GIVEN MATERIAL ->
-- Start --

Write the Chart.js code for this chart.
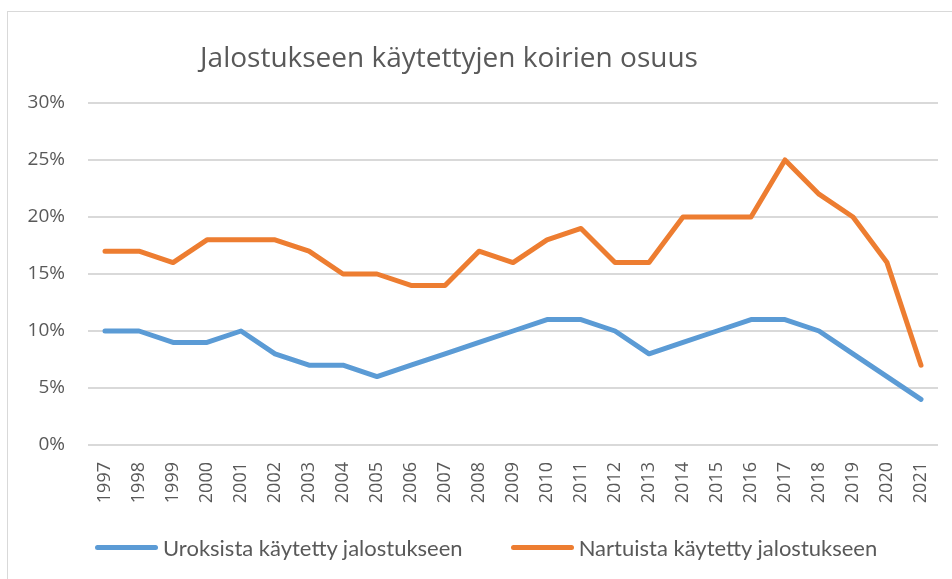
<!DOCTYPE html>
<html lang="fi">
<head>
<meta charset="utf-8">
<title>Jalostukseen käytettyjen koirien osuus</title>
<script src="https://cdn.jsdelivr.net/npm/chart.js@4/dist/chart.umd.min.js"></script>
<style>
    html, body { margin: 0; padding: 0; background: #fff; }
    #wrap { position: relative; width: 952px; height: 579px; overflow: hidden; }
    #frame { position: absolute; left: 7px; top: 11px; width: 980px; height: 600px; border: 1px solid #d9d9d9; box-sizing: border-box; }
    #canvasBox { position: absolute; left: 0; top: 0; width: 952px; height: 579px; }
    #title { position: absolute; left: 0; width: 898px; top: 37px; text-align: center;
             font-family: "Open Sans", sans-serif; font-size: 28px; color: #595959; white-space: nowrap; }
    #legend { position: absolute; top: 534px; left: 95px; display: flex; align-items: center;
              font-family: Lato, sans-serif; font-size: 22px; color: #595959; white-space: nowrap; }
    .item { display: flex; align-items: center; margin-right: 48px; }
    .swatch { width: 63px; height: 5px; border-radius: 3px; margin-right: 5px; }
</style>
</head>
<body>
<div id="wrap">
    <div id="frame"></div>
    <div id="canvasBox"><canvas id="shareChart"></canvas></div>
    <div id="title">Jalostukseen käytettyjen koirien osuus</div>
    <div id="legend"></div>
</div>
<script>
// Data (percent)
const years = ['1997', '1998', '1999', '2000', '2001', '2002', '2003', '2004', '2005', '2006', '2007', '2008', '2009',
    '2010', '2011', '2012', '2013', '2014', '2015', '2016', '2017', '2018', '2019', '2020', '2021'];
const males = [10, 10, 9, 9, 10, 8, 7, 7, 6, 7, 8, 9, 10, 11, 11, 10, 8, 9, 10, 11, 11, 10, 8, 6, 4];
const females = [17, 17, 16, 18, 18, 18, 17, 15, 15, 14, 14, 17, 16, 18, 19, 16, 16, 20, 20, 20, 25, 22, 20, 16, 7];
const seriesNames = ['Uroksista käytetty jalostukseen', 'Nartuista käytetty jalostukseen'];
const yTicks = [0, 5, 10, 15, 20, 25, 30];

const colors = ['#5b9bd5', '#ed7d31'];
const textColor = '#595959';

function lineSet(label, data, color) {
    return {
        label: label,
        data: data,
        borderColor: color,
        backgroundColor: color,
        borderWidth: 5,
        borderCapStyle: 'round',
        borderJoinStyle: 'round',
        pointRadius: 0,
        tension: 0,
        fill: false
    };
}

new Chart(document.getElementById('shareChart'), {
    type: 'line',
    data: {
        labels: years,
        datasets: [
            lineSet(seriesNames[0], males, colors[0]),
            lineSet(seriesNames[1], females, colors[1])
        ]
    },
    options: {
        responsive: true,
        maintainAspectRatio: false,
        animation: false,
        layout: {
            padding: { top: 103, right: 14, bottom: 0, left: 0 }
        },
        plugins: {
            legend: { display: false },
            tooltip: { enabled: false }
        },
        scales: {
            x: {
                offset: true,
                grid: { display: false, drawTicks: false },
                border: { display: false },
                ticks: {
                    color: textColor,
                    font: { family: 'Open Sans', size: 18 },
                    minRotation: 90,
                    maxRotation: 90,
                    autoSkip: false,
                    padding: 17
                },
                afterFit: function (scale) {
                    scale.height = 134;
                    scale.paddingRight = 0;
                }
            },
            y: {
                min: yTicks[0],
                max: yTicks[yTicks.length - 1],
                afterBuildTicks: function (scale) {
                    scale.ticks = yTicks.map(v => ({ value: v }));
                },
                grid: { color: '#d9d9d9', lineWidth: 2, drawTicks: false },
                border: { display: false },
                ticks: {
                    color: textColor,
                    font: { family: 'Open Sans', size: 19 },
                    padding: 23,
                    callback: function (value) {
                        return value + '%';
                    }
                },
                afterFit: function (scale) {
                    scale.width = 88;
                }
            }
        }
    }
});

// Legend below the chart
const legendEl = document.getElementById('legend');
seriesNames.forEach(function (name, i) {
    const item = document.createElement('div');
    item.className = 'item';
    const sw = document.createElement('span');
    sw.className = 'swatch';
    sw.style.background = colors[i];
    const txt = document.createElement('span');
    txt.textContent = name;
    item.appendChild(sw);
    item.appendChild(txt);
    legendEl.appendChild(item);
});
</script>
</body>
</html>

-- End --

TASK PROMPT ->
Except for the pictures, reproduce every line exactly.

ANSWER TO THE PROBLEM ->
Write the Chart.js code for this chart.
<!DOCTYPE html>
<html lang="fi">
<head>
<meta charset="utf-8">
<title>Jalostukseen käytettyjen koirien osuus</title>
<script src="https://cdn.jsdelivr.net/npm/chart.js@4/dist/chart.umd.min.js"></script>
<style>
    html, body { margin: 0; padding: 0; background: #fff; }
    #wrap { position: relative; width: 952px; height: 579px; overflow: hidden; }
    #frame { position: absolute; left: 7px; top: 11px; width: 980px; height: 600px; border: 1px solid #d9d9d9; box-sizing: border-box; }
    #canvasBox { position: absolute; left: 0; top: 0; width: 952px; height: 579px; }
    #title { position: absolute; left: 0; width: 898px; top: 37px; text-align: center;
             font-family: "Open Sans", sans-serif; font-size: 28px; color: #595959; white-space: nowrap; }
    #legend { position: absolute; top: 534px; left: 95px; display: flex; align-items: center;
              font-family: Lato, sans-serif; font-size: 22px; color: #595959; white-space: nowrap; }
    .item { display: flex; align-items: center; margin-right: 48px; }
    .swatch { width: 63px; height: 5px; border-radius: 3px; margin-right: 5px; }
</style>
</head>
<body>
<div id="wrap">
    <div id="frame"></div>
    <div id="canvasBox"><canvas id="shareChart"></canvas></div>
    <div id="title">Jalostukseen käytettyjen koirien osuus</div>
    <div id="legend"></div>
</div>
<script>
// Data (percent)
const years = ['1997', '1998', '1999', '2000', '2001', '2002', '2003', '2004', '2005', '2006', '2007', '2008', '2009',
    '2010', '2011', '2012', '2013', '2014', '2015', '2016', '2017', '2018', '2019', '2020', '2021'];
const males = [10, 10, 9, 9, 10, 8, 7, 7, 6, 7, 8, 9, 10, 11, 11, 10, 8, 9, 10, 11, 11, 10, 8, 6, 4];
const females = [17, 17, 16, 18, 18, 18, 17, 15, 15, 14, 14, 17, 16, 18, 19, 16, 16, 20, 20, 20, 25, 22, 20, 16, 7];
const seriesNames = ['Uroksista käytetty jalostukseen', 'Nartuista käytetty jalostukseen'];
const yTicks = [0, 5, 10, 15, 20, 25, 30];

const colors = ['#5b9bd5', '#ed7d31'];
const textColor = '#595959';

function lineSet(label, data, color) {
    return {
        label: label,
        data: data,
        borderColor: color,
        backgroundColor: color,
        borderWidth: 5,
        borderCapStyle: 'round',
        borderJoinStyle: 'round',
        pointRadius: 0,
        tension: 0,
        fill: false
    };
}

new Chart(document.getElementById('shareChart'), {
    type: 'line',
    data: {
        labels: years,
        datasets: [
            lineSet(seriesNames[0], males, colors[0]),
            lineSet(seriesNames[1], females, colors[1])
        ]
    },
    options: {
        responsive: true,
        maintainAspectRatio: false,
        animation: false,
        layout: {
            padding: { top: 103, right: 14, bottom: 0, left: 0 }
        },
        plugins: {
            legend: { display: false },
            tooltip: { enabled: false }
        },
        scales: {
            x: {
                offset: true,
                grid: { display: false, drawTicks: false },
                border: { display: false },
                ticks: {
                    color: textColor,
                    font: { family: 'Open Sans', size: 18 },
                    minRotation: 90,
                    maxRotation: 90,
                    autoSkip: false,
                    padding: 17
                },
                afterFit: function (scale) {
                    scale.height = 134;
                    scale.paddingRight = 0;
                }
            },
            y: {
                min: yTicks[0],
                max: yTicks[yTicks.length - 1],
                afterBuildTicks: function (scale) {
                    scale.ticks = yTicks.map(v => ({ value: v }));
                },
                grid: { color: '#d9d9d9', lineWidth: 2, drawTicks: false },
                border: { display: false },
                ticks: {
                    color: textColor,
                    font: { family: 'Open Sans', size: 19 },
                    padding: 23,
                    callback: function (value) {
                        return value + '%';
                    }
                },
                afterFit: function (scale) {
                    scale.width = 88;
                }
            }
        }
    }
});

// Legend below the chart
const legendEl = document.getElementById('legend');
seriesNames.forEach(function (name, i) {
    const item = document.createElement('div');
    item.className = 'item';
    const sw = document.createElement('span');
    sw.className = 'swatch';
    sw.style.background = colors[i];
    const txt = document.createElement('span');
    txt.textContent = name;
    item.appendChild(sw);
    item.appendChild(txt);
    legendEl.appendChild(item);
});
</script>
</body>
</html>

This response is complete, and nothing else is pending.